In the short term, the alleged potential damage to the security services' operational secrecy and reputation posed by the release of thousands of secret documents has been averted. Labour's former Foreign Secretary David Miliband stressed at the time of the original court appeal in February that U.S. Secretary of State Hillary Clinton had warned that security cooperation between the two countries would be harmed if the information provided to Britain in secret were made public by the court.

In the longer term, ministers now plan to introduce a law ensuring such information will in future only be seen in secret hearings and not shown to interested parties and their lawyers. And the settlement has cleared one of the last obstacles to a full judicial inquiry into the torture allegations and Britain's role in the extraordinary rendition of suspects — with some alleging that the U.K. sometimes acted as a refueling stopover for U.S. security services moving suspects to other countries for torture.

But Britain's move has also strengthened demands for the U.S. to allow judicial scrutiny of torture allegations against its own intelligence services. So far, the U.S. courts have rejected all attempts on the grounds that government agencies and officials have immunity from such civil lawsuits, as well as on national security grounds.

"The Obama Administration continues to shield Bush-era torturers from accountability in civil proceedings by blocking judicial review of their illegal behavior," said Steven Watt, an attorney for the American Civil Liberties Union, in a statement on Tuesday. "To date, not a single victim of the Bush Administration's torture program has had his day in a U.S. court.
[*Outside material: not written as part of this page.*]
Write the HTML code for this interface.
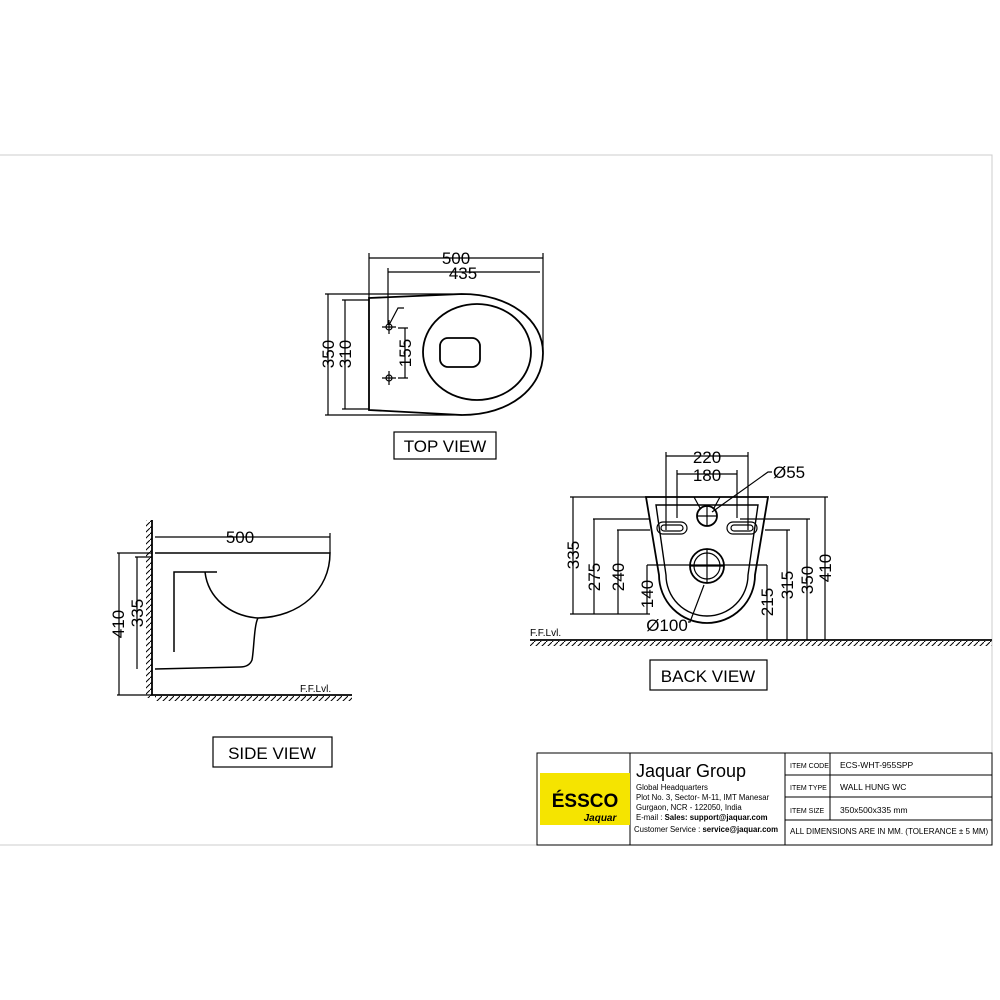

The U.S. can no longer stand silently by as other nations reckon with their own agents' complicity in the torture program."

In the U.K. there was some consternation over the payouts, with Labour MP Ian Austin complaining in parliament that the detainees are getting "more money than victims of terrorism here in London." Compensation for victims of the July 7, 2005 bombings — which so far has reached £11 million ($18 million) — is capped at a maximum of £500,000 ($800,000) per person.

But others, including many in the opposition Labour party, seemed resigned to the fact that the decision had followed a hard-headed and realistic assessment of the relative damage that would be caused by the two available courses of action: fight through open court or execute a tactical retreat. "No one likes this outcome but it was probably the lesser of two evils and the government did what it had to," says one senior Labour backbencher, who asked not to be named.

Having paid a heavy price, ministers will now be hoping that the majority will agree and a line can finally be drawn over this most damaging of affairs.